TASK DESCRIPTION | Reproduce all the lines below exactly and omit the images.

======

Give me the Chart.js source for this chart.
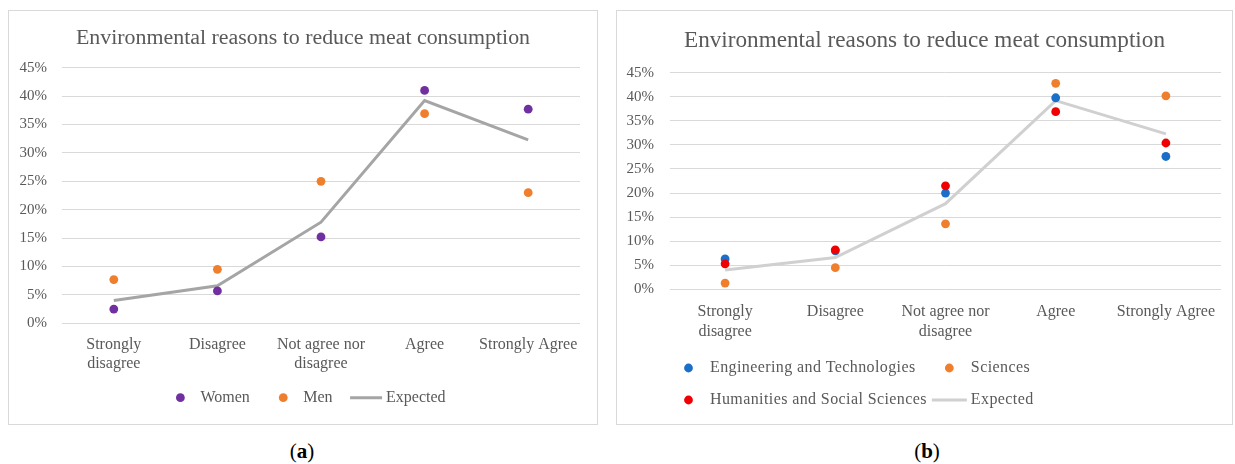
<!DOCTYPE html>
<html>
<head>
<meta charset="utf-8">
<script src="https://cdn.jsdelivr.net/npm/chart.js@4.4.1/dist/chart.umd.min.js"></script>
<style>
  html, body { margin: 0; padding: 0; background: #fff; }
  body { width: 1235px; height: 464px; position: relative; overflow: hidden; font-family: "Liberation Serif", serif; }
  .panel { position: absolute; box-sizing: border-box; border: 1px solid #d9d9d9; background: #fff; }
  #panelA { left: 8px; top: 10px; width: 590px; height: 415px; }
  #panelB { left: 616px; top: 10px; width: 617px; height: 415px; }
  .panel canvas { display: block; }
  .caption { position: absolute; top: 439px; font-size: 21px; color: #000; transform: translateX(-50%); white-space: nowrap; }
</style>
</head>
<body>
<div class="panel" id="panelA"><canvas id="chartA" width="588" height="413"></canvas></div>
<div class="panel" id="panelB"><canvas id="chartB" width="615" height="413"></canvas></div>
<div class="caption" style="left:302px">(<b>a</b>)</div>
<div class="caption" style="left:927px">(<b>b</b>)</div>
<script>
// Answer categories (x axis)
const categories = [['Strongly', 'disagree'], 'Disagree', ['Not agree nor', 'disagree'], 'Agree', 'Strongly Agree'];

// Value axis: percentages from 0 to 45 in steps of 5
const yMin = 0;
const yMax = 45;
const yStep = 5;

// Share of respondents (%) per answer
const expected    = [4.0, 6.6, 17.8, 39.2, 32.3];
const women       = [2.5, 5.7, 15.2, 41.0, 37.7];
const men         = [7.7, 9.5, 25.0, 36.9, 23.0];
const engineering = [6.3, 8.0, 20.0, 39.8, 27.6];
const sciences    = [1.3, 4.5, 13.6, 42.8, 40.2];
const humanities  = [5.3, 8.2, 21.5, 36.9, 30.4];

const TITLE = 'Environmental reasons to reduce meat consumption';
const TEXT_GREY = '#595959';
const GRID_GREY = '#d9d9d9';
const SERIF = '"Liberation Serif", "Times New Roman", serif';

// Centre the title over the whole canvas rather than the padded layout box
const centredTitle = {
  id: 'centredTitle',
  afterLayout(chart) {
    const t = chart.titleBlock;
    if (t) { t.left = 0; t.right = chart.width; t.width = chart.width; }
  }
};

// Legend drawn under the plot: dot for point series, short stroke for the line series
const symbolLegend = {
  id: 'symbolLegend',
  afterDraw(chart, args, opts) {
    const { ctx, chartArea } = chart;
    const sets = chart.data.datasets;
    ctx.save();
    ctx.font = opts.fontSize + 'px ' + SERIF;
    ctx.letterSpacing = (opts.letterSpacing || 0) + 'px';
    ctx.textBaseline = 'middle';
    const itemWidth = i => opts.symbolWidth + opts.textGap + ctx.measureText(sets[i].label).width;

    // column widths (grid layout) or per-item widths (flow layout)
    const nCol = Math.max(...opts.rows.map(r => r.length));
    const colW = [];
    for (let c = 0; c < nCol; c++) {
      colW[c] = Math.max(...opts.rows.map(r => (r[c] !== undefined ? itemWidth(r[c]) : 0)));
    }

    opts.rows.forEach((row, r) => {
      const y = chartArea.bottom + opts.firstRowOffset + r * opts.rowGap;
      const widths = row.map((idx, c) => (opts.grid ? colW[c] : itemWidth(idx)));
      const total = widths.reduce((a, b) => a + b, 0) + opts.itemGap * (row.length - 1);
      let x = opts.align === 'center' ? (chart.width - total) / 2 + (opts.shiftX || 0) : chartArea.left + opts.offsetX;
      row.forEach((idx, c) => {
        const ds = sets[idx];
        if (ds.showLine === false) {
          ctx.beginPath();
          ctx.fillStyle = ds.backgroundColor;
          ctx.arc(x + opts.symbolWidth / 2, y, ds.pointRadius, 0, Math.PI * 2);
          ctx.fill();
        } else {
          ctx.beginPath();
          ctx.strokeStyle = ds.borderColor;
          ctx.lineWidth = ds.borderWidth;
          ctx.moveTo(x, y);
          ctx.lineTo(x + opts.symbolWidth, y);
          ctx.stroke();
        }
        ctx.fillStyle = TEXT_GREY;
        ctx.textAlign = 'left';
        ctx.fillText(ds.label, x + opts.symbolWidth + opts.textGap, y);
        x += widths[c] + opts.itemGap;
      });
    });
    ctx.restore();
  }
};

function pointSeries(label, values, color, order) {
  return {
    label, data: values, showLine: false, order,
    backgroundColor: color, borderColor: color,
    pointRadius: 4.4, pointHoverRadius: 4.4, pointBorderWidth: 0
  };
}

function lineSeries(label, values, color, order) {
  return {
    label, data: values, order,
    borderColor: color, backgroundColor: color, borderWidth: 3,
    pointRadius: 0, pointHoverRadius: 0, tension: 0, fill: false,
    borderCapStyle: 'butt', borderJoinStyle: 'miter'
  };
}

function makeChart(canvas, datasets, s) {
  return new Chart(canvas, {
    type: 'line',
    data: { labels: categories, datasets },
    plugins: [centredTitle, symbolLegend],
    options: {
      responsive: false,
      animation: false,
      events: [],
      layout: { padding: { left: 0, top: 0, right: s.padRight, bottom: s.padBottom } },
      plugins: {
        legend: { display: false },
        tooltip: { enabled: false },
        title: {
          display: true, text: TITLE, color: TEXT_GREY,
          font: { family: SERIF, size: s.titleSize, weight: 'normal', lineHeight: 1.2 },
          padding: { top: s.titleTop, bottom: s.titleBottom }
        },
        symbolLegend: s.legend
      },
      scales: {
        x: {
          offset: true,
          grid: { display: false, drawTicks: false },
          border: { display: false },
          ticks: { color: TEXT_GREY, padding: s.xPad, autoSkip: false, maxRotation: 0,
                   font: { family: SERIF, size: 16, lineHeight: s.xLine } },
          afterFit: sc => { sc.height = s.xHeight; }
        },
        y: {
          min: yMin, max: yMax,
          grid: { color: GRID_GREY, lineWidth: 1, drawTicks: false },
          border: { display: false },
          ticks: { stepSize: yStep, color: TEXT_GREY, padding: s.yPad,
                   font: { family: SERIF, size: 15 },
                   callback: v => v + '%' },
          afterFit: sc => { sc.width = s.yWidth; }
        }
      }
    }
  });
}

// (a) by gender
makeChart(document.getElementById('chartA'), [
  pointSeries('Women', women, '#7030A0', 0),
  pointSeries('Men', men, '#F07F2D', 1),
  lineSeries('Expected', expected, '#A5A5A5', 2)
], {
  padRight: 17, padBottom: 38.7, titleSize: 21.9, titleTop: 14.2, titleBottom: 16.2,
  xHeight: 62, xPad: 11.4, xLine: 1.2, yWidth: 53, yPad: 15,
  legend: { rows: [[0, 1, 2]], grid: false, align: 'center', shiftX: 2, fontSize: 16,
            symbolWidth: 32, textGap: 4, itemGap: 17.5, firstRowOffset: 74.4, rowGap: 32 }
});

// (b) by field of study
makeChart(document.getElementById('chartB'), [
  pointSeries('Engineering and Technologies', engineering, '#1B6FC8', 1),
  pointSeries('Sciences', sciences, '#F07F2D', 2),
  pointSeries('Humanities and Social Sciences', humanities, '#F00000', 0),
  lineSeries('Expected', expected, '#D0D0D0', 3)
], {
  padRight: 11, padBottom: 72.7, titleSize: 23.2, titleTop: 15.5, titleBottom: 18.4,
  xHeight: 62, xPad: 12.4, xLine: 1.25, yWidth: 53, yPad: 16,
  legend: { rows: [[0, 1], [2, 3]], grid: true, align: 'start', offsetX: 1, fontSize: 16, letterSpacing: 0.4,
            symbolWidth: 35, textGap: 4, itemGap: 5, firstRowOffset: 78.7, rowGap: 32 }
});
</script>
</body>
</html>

======

EXERCISE SOLUTION |
Give me the Chart.js source for this chart.
<!DOCTYPE html>
<html>
<head>
<meta charset="utf-8">
<script src="https://cdn.jsdelivr.net/npm/chart.js@4.4.1/dist/chart.umd.min.js"></script>
<style>
  html, body { margin: 0; padding: 0; background: #fff; }
  body { width: 1235px; height: 464px; position: relative; overflow: hidden; font-family: "Liberation Serif", serif; }
  .panel { position: absolute; box-sizing: border-box; border: 1px solid #d9d9d9; background: #fff; }
  #panelA { left: 8px; top: 10px; width: 590px; height: 415px; }
  #panelB { left: 616px; top: 10px; width: 617px; height: 415px; }
  .panel canvas { display: block; }
  .caption { position: absolute; top: 439px; font-size: 21px; color: #000; transform: translateX(-50%); white-space: nowrap; }
</style>
</head>
<body>
<div class="panel" id="panelA"><canvas id="chartA" width="588" height="413"></canvas></div>
<div class="panel" id="panelB"><canvas id="chartB" width="615" height="413"></canvas></div>
<div class="caption" style="left:302px">(<b>a</b>)</div>
<div class="caption" style="left:927px">(<b>b</b>)</div>
<script>
// Answer categories (x axis)
const categories = [['Strongly', 'disagree'], 'Disagree', ['Not agree nor', 'disagree'], 'Agree', 'Strongly Agree'];

// Value axis: percentages from 0 to 45 in steps of 5
const yMin = 0;
const yMax = 45;
const yStep = 5;

// Share of respondents (%) per answer
const expected    = [4.0, 6.6, 17.8, 39.2, 32.3];
const women       = [2.5, 5.7, 15.2, 41.0, 37.7];
const men         = [7.7, 9.5, 25.0, 36.9, 23.0];
const engineering = [6.3, 8.0, 20.0, 39.8, 27.6];
const sciences    = [1.3, 4.5, 13.6, 42.8, 40.2];
const humanities  = [5.3, 8.2, 21.5, 36.9, 30.4];

const TITLE = 'Environmental reasons to reduce meat consumption';
const TEXT_GREY = '#595959';
const GRID_GREY = '#d9d9d9';
const SERIF = '"Liberation Serif", "Times New Roman", serif';

// Centre the title over the whole canvas rather than the padded layout box
const centredTitle = {
  id: 'centredTitle',
  afterLayout(chart) {
    const t = chart.titleBlock;
    if (t) { t.left = 0; t.right = chart.width; t.width = chart.width; }
  }
};

// Legend drawn under the plot: dot for point series, short stroke for the line series
const symbolLegend = {
  id: 'symbolLegend',
  afterDraw(chart, args, opts) {
    const { ctx, chartArea } = chart;
    const sets = chart.data.datasets;
    ctx.save();
    ctx.font = opts.fontSize + 'px ' + SERIF;
    ctx.letterSpacing = (opts.letterSpacing || 0) + 'px';
    ctx.textBaseline = 'middle';
    const itemWidth = i => opts.symbolWidth + opts.textGap + ctx.measureText(sets[i].label).width;

    // column widths (grid layout) or per-item widths (flow layout)
    const nCol = Math.max(...opts.rows.map(r => r.length));
    const colW = [];
    for (let c = 0; c < nCol; c++) {
      colW[c] = Math.max(...opts.rows.map(r => (r[c] !== undefined ? itemWidth(r[c]) : 0)));
    }

    opts.rows.forEach((row, r) => {
      const y = chartArea.bottom + opts.firstRowOffset + r * opts.rowGap;
      const widths = row.map((idx, c) => (opts.grid ? colW[c] : itemWidth(idx)));
      const total = widths.reduce((a, b) => a + b, 0) + opts.itemGap * (row.length - 1);
      let x = opts.align === 'center' ? (chart.width - total) / 2 + (opts.shiftX || 0) : chartArea.left + opts.offsetX;
      row.forEach((idx, c) => {
        const ds = sets[idx];
        if (ds.showLine === false) {
          ctx.beginPath();
          ctx.fillStyle = ds.backgroundColor;
          ctx.arc(x + opts.symbolWidth / 2, y, ds.pointRadius, 0, Math.PI * 2);
          ctx.fill();
        } else {
          ctx.beginPath();
          ctx.strokeStyle = ds.borderColor;
          ctx.lineWidth = ds.borderWidth;
          ctx.moveTo(x, y);
          ctx.lineTo(x + opts.symbolWidth, y);
          ctx.stroke();
        }
        ctx.fillStyle = TEXT_GREY;
        ctx.textAlign = 'left';
        ctx.fillText(ds.label, x + opts.symbolWidth + opts.textGap, y);
        x += widths[c] + opts.itemGap;
      });
    });
    ctx.restore();
  }
};

function pointSeries(label, values, color, order) {
  return {
    label, data: values, showLine: false, order,
    backgroundColor: color, borderColor: color,
    pointRadius: 4.4, pointHoverRadius: 4.4, pointBorderWidth: 0
  };
}

function lineSeries(label, values, color, order) {
  return {
    label, data: values, order,
    borderColor: color, backgroundColor: color, borderWidth: 3,
    pointRadius: 0, pointHoverRadius: 0, tension: 0, fill: false,
    borderCapStyle: 'butt', borderJoinStyle: 'miter'
  };
}

function makeChart(canvas, datasets, s) {
  return new Chart(canvas, {
    type: 'line',
    data: { labels: categories, datasets },
    plugins: [centredTitle, symbolLegend],
    options: {
      responsive: false,
      animation: false,
      events: [],
      layout: { padding: { left: 0, top: 0, right: s.padRight, bottom: s.padBottom } },
      plugins: {
        legend: { display: false },
        tooltip: { enabled: false },
        title: {
          display: true, text: TITLE, color: TEXT_GREY,
          font: { family: SERIF, size: s.titleSize, weight: 'normal', lineHeight: 1.2 },
          padding: { top: s.titleTop, bottom: s.titleBottom }
        },
        symbolLegend: s.legend
      },
      scales: {
        x: {
          offset: true,
          grid: { display: false, drawTicks: false },
          border: { display: false },
          ticks: { color: TEXT_GREY, padding: s.xPad, autoSkip: false, maxRotation: 0,
                   font: { family: SERIF, size: 16, lineHeight: s.xLine } },
          afterFit: sc => { sc.height = s.xHeight; }
        },
        y: {
          min: yMin, max: yMax,
          grid: { color: GRID_GREY, lineWidth: 1, drawTicks: false },
          border: { display: false },
          ticks: { stepSize: yStep, color: TEXT_GREY, padding: s.yPad,
                   font: { family: SERIF, size: 15 },
                   callback: v => v + '%' },
          afterFit: sc => { sc.width = s.yWidth; }
        }
      }
    }
  });
}

// (a) by gender
makeChart(document.getElementById('chartA'), [
  pointSeries('Women', women, '#7030A0', 0),
  pointSeries('Men', men, '#F07F2D', 1),
  lineSeries('Expected', expected, '#A5A5A5', 2)
], {
  padRight: 17, padBottom: 38.7, titleSize: 21.9, titleTop: 14.2, titleBottom: 16.2,
  xHeight: 62, xPad: 11.4, xLine: 1.2, yWidth: 53, yPad: 15,
  legend: { rows: [[0, 1, 2]], grid: false, align: 'center', shiftX: 2, fontSize: 16,
            symbolWidth: 32, textGap: 4, itemGap: 17.5, firstRowOffset: 74.4, rowGap: 32 }
});

// (b) by field of study
makeChart(document.getElementById('chartB'), [
  pointSeries('Engineering and Technologies', engineering, '#1B6FC8', 1),
  pointSeries('Sciences', sciences, '#F07F2D', 2),
  pointSeries('Humanities and Social Sciences', humanities, '#F00000', 0),
  lineSeries('Expected', expected, '#D0D0D0', 3)
], {
  padRight: 11, padBottom: 72.7, titleSize: 23.2, titleTop: 15.5, titleBottom: 18.4,
  xHeight: 62, xPad: 12.4, xLine: 1.25, yWidth: 53, yPad: 16,
  legend: { rows: [[0, 1], [2, 3]], grid: true, align: 'start', offsetX: 1, fontSize: 16, letterSpacing: 0.4,
            symbolWidth: 35, textGap: 4, itemGap: 5, firstRowOffset: 78.7, rowGap: 32 }
});
</script>
</body>
</html>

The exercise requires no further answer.